Title: The Decagon House Murder
Author: Yukito Ayutsuji, Hong-Li Wong (Translator)
Genre: Mystery/ Golden Age detective novel
# of pages: 228
Released on: 12 November 2020
Published by: Pushkin Press
Source: a complimentary copy from NetGalley
I was first introduced to the Honkaku genre a while back. Back then, I did not know there was a specific genre dedicated to these kinds of murder mysteries. Since then, I am in love with it and found it intriguing to study them.
Honkaku means orthodox. It defines literary/crime fiction, which involves using puzzles and clever tactics to solve a murder case.
The first-ever Honkaku case, The Two-Sen Copper Coin, was published by Tarō Hirai in 1923 under the pen name of Edogawa Rampo.
The Honkaku genre plays fair with its readers. The clues and cues are in the story, and with a good lot of focus, one might find them. The genre gives insight into Japanese culture and traditions.
In the 1960-the 70s, the genre lost its popularity. But Soji Shimada brought it back through his book The Tokyo Zodiac Murders. Since then, writers have found new ways and tropes to keep the readers thoroughly engaged.
The Decagaon House murders follows the same genre and was a debut novel of the author.
The Decagon House Murders follow a group of students who are fans of the mystery genre and run a mystery club at the K University. Each of them has a nickname derived from the famous American and British authors of the same genre. They decide to spend seven days from the spring holidays in the infamous Decagon House.
The Decagon House, with its outlandish design, was home to Nakamura’s and their servants. But one year ago, the house was burned to ashes, and everyone inside was slaughtered. The mystery shrouded the entire incident, and the police never apprehended the killer.
And now with, the students in the derelict house and they are dying one by one.
Two amateurs sleuths, Shimada and Kawaminami, look into when Kawaminami received a mysterious letter from the Nakamura Seiji, the victim, and owner of Decagon House.
Originally published in 1987, the book is one of the finest examples of the Honkaku genre. This is a debut novel of Yukito Ayustsuji and, for the first time is translated into English.
The story is narrated alternately between the mainland and the island of Tsunojima. The mainland version is narrated by Shimada and Kawaminami, a student also part of the mystery club. The island version is from the perspective of the group of students.

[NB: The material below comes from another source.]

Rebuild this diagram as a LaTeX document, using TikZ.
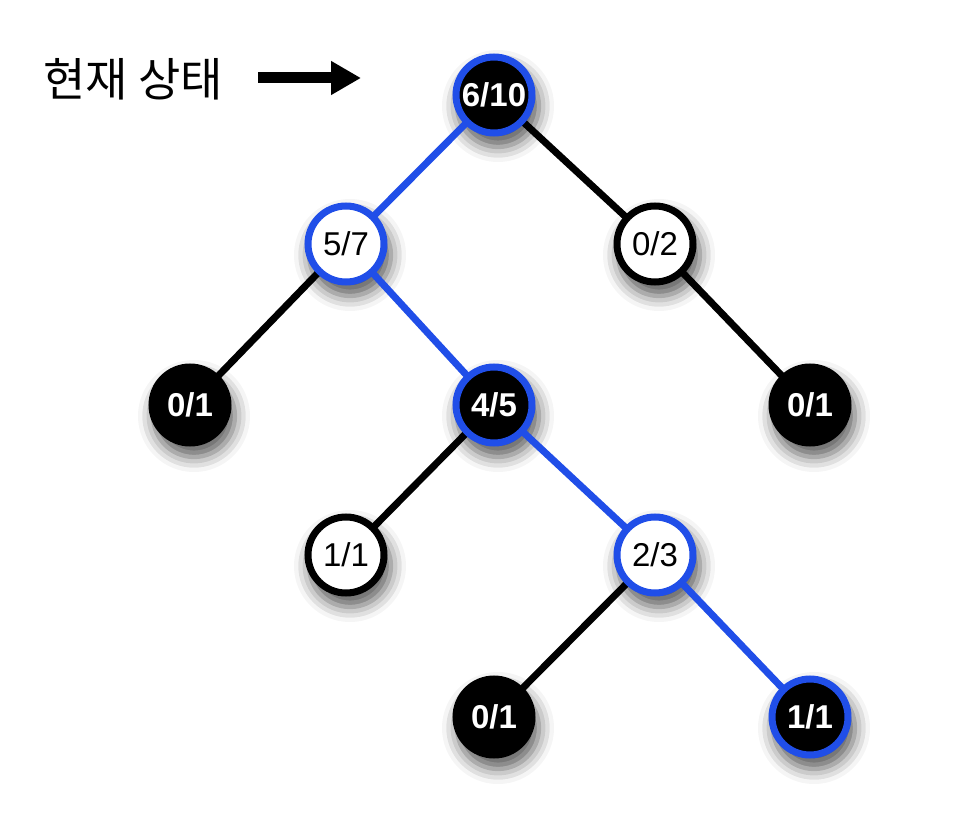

The island narration is influenced by Agatha Christie’s, “And Then There Were None”, and is explicitly mentioned by the students. The book is an homage to Christie’s work and the golden age detective novel by adopting the names of the famous of the era.

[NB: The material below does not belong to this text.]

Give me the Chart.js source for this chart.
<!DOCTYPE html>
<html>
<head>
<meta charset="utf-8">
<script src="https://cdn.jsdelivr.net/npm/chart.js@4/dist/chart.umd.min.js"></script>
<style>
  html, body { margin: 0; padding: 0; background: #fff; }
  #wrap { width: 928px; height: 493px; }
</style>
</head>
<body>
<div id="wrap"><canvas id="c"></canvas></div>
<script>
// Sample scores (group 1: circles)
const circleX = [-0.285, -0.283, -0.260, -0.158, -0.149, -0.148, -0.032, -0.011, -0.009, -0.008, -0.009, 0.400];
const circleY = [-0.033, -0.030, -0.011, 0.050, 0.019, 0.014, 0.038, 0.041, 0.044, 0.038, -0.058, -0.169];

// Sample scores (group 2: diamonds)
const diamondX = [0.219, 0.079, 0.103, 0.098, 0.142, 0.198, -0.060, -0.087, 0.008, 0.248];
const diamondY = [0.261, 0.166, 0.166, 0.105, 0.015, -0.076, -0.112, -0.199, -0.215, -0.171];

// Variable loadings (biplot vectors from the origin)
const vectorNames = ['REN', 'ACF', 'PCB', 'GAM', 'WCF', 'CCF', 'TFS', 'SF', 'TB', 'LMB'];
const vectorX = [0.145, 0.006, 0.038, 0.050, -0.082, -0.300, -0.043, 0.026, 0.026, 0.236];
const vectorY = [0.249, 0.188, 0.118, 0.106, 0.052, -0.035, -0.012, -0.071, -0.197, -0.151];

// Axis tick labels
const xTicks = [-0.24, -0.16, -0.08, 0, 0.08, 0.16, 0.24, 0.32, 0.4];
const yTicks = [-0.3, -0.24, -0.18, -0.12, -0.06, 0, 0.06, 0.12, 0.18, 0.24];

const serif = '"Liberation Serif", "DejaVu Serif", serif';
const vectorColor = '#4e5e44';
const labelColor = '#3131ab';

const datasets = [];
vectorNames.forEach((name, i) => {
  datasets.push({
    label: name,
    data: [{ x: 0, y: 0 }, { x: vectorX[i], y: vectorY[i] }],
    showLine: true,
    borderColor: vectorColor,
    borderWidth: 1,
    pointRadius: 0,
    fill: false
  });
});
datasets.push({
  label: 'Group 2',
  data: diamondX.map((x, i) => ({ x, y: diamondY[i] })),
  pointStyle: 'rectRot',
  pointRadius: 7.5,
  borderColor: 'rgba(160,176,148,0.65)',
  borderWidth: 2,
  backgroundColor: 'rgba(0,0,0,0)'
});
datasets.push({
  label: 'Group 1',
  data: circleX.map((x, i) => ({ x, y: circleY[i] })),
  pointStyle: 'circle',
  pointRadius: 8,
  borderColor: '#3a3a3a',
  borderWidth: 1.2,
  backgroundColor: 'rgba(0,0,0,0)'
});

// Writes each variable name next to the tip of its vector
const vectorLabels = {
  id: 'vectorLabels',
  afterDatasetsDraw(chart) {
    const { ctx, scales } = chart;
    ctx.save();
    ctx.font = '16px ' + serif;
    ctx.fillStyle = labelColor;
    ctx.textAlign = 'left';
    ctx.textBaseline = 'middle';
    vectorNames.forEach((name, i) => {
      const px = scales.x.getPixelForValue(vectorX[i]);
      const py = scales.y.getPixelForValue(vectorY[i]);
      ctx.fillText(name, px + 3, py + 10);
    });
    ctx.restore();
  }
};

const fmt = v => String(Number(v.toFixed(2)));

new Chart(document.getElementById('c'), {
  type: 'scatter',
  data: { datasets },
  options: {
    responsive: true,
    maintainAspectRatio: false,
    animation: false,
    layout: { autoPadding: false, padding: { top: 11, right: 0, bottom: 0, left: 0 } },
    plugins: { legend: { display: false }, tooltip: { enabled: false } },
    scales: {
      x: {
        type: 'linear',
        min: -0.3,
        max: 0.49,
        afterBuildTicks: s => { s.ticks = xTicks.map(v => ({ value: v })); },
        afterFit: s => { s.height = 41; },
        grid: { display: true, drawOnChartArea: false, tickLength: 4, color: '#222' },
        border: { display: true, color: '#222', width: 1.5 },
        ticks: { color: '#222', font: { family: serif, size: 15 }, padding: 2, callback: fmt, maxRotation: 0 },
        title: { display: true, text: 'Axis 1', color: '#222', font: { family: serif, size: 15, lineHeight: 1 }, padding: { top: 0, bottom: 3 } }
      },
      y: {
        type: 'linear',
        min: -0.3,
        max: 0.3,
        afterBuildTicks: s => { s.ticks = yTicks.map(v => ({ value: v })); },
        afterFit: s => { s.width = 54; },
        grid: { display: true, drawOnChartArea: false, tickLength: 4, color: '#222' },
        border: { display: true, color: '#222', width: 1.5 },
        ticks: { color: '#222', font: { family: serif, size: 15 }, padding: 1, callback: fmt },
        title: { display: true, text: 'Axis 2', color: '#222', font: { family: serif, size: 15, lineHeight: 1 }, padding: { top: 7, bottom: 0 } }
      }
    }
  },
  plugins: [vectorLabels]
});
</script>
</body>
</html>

The main highlight of the book is the house, described in detail with a map, floor maps, and diagrams. As with other unique features of the book, are its characters. The readers get the little backstory of the students. They are detached and lack emotions. Each people have a typical personality and they have differences amongst themselves. That’s where the characterization ends.
The ending is unpredictable. The readers will wonder about the culprit, but the way the crime is committed will surprise the readers.
On the whole, The Decagon House Murders is an interesting read, and readers who enjoy locked room mystery will completely love this book.
I hope to read more of the Honkaku genre and adding some more books from this genre to my TBR.
Thank you, NetGalley and Pushkin Press, for the copy of the book in exchange for my honest review.